> [Problem description]:
Your task is to print exactly the lines from the line that contains "Emit a Python" through the line that contains "22, 24, 26]", with pictures left out.

> [Source code of charts]:

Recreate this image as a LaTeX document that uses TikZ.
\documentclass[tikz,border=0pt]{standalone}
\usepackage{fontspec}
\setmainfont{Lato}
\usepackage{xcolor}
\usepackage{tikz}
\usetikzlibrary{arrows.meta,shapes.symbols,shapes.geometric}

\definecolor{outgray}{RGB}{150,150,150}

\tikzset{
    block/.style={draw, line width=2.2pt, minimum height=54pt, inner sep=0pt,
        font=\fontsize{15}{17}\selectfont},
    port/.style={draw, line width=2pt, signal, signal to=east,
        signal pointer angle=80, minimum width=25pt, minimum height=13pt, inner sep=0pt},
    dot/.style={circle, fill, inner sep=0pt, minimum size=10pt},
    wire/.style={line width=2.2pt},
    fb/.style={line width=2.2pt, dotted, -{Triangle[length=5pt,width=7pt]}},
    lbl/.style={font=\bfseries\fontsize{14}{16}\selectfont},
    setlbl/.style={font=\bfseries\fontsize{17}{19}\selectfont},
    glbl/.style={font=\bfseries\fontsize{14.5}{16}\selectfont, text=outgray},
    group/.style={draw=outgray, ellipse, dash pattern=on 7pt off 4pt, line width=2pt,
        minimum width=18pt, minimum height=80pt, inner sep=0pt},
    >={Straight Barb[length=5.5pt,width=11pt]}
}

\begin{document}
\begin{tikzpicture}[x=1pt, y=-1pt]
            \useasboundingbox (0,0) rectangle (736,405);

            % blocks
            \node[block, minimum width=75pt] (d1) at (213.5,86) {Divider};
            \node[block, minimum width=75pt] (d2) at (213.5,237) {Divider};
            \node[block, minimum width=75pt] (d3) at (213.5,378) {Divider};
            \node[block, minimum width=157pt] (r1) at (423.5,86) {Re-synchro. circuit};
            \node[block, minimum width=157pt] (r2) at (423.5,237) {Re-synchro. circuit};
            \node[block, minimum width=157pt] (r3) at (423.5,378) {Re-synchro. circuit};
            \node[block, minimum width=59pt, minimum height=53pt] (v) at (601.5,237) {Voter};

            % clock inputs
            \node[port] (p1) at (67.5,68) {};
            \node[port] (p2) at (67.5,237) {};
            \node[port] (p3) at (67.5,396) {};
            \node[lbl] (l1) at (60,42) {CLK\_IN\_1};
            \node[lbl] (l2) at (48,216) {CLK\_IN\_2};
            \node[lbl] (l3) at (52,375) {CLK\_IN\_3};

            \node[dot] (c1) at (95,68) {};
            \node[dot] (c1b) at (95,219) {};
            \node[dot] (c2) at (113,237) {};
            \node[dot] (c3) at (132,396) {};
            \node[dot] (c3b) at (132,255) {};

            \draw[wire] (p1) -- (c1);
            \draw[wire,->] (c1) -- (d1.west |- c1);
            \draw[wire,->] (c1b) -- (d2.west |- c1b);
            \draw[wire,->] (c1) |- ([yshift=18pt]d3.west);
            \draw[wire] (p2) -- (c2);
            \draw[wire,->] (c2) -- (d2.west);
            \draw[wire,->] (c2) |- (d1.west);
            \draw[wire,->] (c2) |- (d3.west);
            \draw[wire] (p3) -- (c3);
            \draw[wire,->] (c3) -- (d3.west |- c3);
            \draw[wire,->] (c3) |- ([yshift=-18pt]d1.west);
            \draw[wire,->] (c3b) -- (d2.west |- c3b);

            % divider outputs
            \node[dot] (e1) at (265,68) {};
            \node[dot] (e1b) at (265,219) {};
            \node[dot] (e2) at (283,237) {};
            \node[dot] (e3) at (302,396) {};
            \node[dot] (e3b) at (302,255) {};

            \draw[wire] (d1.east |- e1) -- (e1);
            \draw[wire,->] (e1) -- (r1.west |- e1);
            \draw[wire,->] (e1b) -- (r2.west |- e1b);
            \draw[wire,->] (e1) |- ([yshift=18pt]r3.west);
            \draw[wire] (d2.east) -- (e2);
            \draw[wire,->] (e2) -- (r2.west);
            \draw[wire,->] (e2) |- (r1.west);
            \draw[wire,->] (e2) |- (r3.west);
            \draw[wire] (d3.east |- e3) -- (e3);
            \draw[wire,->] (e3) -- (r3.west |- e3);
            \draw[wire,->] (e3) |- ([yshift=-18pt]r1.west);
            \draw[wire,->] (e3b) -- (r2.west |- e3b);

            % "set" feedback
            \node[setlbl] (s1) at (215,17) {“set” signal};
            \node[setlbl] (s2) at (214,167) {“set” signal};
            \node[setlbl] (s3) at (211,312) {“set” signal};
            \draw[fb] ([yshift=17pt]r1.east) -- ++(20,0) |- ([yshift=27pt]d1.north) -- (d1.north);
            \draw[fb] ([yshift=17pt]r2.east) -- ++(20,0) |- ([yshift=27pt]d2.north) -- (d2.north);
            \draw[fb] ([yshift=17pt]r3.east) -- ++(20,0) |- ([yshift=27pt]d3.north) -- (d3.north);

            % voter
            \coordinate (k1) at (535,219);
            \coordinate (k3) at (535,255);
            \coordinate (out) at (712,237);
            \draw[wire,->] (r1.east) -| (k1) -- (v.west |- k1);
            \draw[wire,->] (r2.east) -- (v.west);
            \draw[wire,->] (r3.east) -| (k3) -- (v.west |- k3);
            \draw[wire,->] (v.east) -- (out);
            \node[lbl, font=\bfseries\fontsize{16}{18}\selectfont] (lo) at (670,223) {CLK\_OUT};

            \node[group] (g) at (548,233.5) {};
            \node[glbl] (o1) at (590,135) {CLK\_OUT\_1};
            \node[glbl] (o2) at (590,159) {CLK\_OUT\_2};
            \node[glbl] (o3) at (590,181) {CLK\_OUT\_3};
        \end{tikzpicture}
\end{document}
--
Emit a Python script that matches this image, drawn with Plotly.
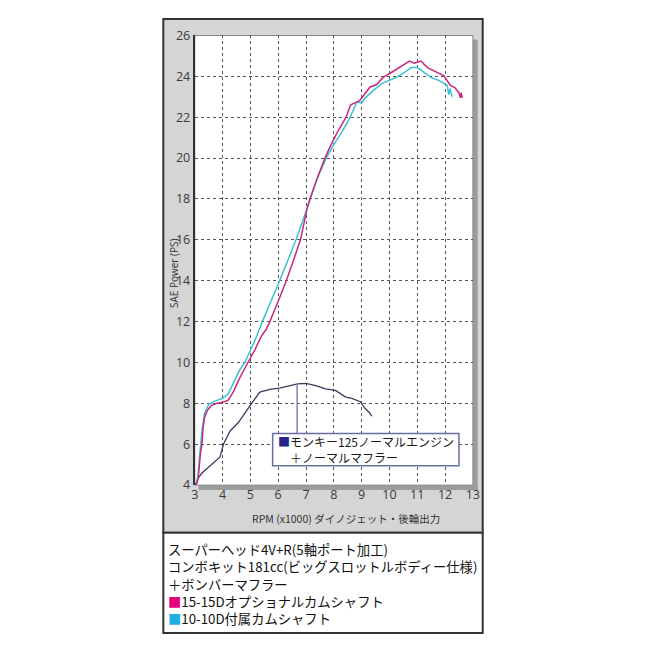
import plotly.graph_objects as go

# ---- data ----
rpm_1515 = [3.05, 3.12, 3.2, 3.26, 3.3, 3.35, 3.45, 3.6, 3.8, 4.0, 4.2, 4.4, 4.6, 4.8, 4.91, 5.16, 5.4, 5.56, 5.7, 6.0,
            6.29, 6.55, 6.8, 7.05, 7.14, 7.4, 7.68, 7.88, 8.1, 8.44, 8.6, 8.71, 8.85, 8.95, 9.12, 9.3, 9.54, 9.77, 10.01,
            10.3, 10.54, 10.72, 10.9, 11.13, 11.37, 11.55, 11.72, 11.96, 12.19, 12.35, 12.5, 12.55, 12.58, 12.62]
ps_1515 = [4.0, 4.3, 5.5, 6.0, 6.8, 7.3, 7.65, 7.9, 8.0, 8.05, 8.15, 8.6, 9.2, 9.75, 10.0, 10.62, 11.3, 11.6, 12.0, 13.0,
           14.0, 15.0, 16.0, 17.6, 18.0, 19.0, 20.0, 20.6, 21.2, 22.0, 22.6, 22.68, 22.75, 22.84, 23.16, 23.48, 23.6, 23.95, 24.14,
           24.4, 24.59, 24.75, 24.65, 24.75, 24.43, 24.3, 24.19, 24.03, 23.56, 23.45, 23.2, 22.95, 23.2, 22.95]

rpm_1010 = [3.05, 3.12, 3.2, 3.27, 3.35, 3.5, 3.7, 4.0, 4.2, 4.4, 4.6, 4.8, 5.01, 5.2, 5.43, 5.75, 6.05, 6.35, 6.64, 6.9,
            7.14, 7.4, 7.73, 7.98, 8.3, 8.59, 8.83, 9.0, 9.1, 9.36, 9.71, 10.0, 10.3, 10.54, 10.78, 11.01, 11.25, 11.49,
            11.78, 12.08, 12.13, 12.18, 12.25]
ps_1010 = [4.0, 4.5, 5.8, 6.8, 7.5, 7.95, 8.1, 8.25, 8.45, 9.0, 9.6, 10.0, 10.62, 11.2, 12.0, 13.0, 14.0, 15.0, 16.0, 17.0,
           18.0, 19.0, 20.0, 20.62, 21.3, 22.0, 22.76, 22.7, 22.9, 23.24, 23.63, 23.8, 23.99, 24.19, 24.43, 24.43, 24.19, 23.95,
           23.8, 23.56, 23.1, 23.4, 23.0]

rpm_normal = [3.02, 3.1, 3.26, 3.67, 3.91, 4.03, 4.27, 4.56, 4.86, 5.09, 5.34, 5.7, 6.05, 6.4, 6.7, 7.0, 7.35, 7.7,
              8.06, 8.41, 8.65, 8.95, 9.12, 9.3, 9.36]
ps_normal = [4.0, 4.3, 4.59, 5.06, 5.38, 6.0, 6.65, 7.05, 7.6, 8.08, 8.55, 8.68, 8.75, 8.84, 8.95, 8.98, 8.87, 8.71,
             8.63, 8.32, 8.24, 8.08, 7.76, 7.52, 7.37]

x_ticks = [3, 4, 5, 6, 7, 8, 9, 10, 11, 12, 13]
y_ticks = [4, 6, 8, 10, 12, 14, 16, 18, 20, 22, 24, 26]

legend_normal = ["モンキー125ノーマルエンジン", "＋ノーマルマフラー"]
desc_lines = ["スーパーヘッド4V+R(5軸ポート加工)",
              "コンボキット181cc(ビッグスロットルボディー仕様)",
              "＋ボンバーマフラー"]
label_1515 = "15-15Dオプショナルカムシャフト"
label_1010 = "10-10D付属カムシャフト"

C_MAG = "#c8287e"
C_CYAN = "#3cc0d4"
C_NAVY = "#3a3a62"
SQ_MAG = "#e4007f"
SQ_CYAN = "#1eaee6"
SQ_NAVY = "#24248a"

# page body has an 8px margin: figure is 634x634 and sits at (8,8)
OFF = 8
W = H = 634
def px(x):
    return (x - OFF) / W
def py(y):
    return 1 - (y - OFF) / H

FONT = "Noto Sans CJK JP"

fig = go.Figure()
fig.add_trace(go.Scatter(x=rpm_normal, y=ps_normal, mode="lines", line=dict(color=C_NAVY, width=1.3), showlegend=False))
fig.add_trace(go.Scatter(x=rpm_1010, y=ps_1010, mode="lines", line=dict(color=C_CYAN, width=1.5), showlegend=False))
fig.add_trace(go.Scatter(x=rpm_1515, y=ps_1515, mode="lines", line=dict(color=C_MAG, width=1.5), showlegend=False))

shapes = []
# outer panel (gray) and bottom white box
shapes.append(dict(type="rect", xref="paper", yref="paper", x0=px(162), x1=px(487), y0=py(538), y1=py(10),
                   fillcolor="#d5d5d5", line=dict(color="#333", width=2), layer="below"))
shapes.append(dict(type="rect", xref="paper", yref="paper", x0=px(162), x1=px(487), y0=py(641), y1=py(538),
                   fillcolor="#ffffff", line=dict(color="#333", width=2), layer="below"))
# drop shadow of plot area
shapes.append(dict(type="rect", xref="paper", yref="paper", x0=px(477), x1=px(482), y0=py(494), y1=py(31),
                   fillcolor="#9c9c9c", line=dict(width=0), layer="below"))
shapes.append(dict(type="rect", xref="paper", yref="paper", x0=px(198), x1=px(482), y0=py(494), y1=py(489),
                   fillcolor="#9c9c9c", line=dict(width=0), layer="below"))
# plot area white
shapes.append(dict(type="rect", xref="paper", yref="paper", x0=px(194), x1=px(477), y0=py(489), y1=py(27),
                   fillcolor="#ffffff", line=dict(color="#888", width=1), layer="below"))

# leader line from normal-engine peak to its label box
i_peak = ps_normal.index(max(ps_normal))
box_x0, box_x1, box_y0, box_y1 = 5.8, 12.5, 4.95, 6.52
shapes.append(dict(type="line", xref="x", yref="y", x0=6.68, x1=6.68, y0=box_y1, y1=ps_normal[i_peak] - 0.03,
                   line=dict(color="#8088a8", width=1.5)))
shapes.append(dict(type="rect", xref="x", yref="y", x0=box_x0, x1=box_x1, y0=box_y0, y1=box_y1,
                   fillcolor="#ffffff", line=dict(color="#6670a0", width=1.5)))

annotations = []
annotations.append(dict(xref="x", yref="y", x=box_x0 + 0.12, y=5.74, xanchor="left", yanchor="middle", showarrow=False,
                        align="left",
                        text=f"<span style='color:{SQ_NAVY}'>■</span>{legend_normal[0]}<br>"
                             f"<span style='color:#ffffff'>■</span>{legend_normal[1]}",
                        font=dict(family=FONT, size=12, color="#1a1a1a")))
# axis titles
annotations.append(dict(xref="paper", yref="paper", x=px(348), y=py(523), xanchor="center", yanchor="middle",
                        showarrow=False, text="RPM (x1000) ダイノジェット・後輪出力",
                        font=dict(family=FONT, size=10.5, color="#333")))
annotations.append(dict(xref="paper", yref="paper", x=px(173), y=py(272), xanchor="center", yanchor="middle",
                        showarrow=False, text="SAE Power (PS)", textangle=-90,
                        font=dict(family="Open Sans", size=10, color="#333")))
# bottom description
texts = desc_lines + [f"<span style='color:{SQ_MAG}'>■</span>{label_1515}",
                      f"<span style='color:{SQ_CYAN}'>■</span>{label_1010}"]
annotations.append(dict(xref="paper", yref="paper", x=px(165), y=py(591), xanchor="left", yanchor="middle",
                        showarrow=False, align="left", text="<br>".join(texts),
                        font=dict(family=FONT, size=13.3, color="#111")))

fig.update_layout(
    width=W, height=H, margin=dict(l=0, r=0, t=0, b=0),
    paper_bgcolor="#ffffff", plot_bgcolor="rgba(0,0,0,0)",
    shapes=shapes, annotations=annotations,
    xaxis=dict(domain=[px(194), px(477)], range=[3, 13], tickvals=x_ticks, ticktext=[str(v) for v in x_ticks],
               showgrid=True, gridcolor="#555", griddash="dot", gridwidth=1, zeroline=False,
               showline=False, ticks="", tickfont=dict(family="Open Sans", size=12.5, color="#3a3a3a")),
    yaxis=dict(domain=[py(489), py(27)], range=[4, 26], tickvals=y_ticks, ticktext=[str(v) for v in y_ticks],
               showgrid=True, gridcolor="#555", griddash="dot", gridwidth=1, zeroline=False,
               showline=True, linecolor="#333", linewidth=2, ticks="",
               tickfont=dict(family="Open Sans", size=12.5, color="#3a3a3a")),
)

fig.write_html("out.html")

> [Solution for this exercise]:
Emit a Python script that matches this image, drawn with Plotly.
import plotly.graph_objects as go

# ---- data ----
rpm_1515 = [3.05, 3.12, 3.2, 3.26, 3.3, 3.35, 3.45, 3.6, 3.8, 4.0, 4.2, 4.4, 4.6, 4.8, 4.91, 5.16, 5.4, 5.56, 5.7, 6.0,
            6.29, 6.55, 6.8, 7.05, 7.14, 7.4, 7.68, 7.88, 8.1, 8.44, 8.6, 8.71, 8.85, 8.95, 9.12, 9.3, 9.54, 9.77, 10.01,
            10.3, 10.54, 10.72, 10.9, 11.13, 11.37, 11.55, 11.72, 11.96, 12.19, 12.35, 12.5, 12.55, 12.58, 12.62]
ps_1515 = [4.0, 4.3, 5.5, 6.0, 6.8, 7.3, 7.65, 7.9, 8.0, 8.05, 8.15, 8.6, 9.2, 9.75, 10.0, 10.62, 11.3, 11.6, 12.0, 13.0,
           14.0, 15.0, 16.0, 17.6, 18.0, 19.0, 20.0, 20.6, 21.2, 22.0, 22.6, 22.68, 22.75, 22.84, 23.16, 23.48, 23.6, 23.95, 24.14,
           24.4, 24.59, 24.75, 24.65, 24.75, 24.43, 24.3, 24.19, 24.03, 23.56, 23.45, 23.2, 22.95, 23.2, 22.95]

rpm_1010 = [3.05, 3.12, 3.2, 3.27, 3.35, 3.5, 3.7, 4.0, 4.2, 4.4, 4.6, 4.8, 5.01, 5.2, 5.43, 5.75, 6.05, 6.35, 6.64, 6.9,
            7.14, 7.4, 7.73, 7.98, 8.3, 8.59, 8.83, 9.0, 9.1, 9.36, 9.71, 10.0, 10.3, 10.54, 10.78, 11.01, 11.25, 11.49,
            11.78, 12.08, 12.13, 12.18, 12.25]
ps_1010 = [4.0, 4.5, 5.8, 6.8, 7.5, 7.95, 8.1, 8.25, 8.45, 9.0, 9.6, 10.0, 10.62, 11.2, 12.0, 13.0, 14.0, 15.0, 16.0, 17.0,
           18.0, 19.0, 20.0, 20.62, 21.3, 22.0, 22.76, 22.7, 22.9, 23.24, 23.63, 23.8, 23.99, 24.19, 24.43, 24.43, 24.19, 23.95,
           23.8, 23.56, 23.1, 23.4, 23.0]

rpm_normal = [3.02, 3.1, 3.26, 3.67, 3.91, 4.03, 4.27, 4.56, 4.86, 5.09, 5.34, 5.7, 6.05, 6.4, 6.7, 7.0, 7.35, 7.7,
              8.06, 8.41, 8.65, 8.95, 9.12, 9.3, 9.36]
ps_normal = [4.0, 4.3, 4.59, 5.06, 5.38, 6.0, 6.65, 7.05, 7.6, 8.08, 8.55, 8.68, 8.75, 8.84, 8.95, 8.98, 8.87, 8.71,
             8.63, 8.32, 8.24, 8.08, 7.76, 7.52, 7.37]

x_ticks = [3, 4, 5, 6, 7, 8, 9, 10, 11, 12, 13]
y_ticks = [4, 6, 8, 10, 12, 14, 16, 18, 20, 22, 24, 26]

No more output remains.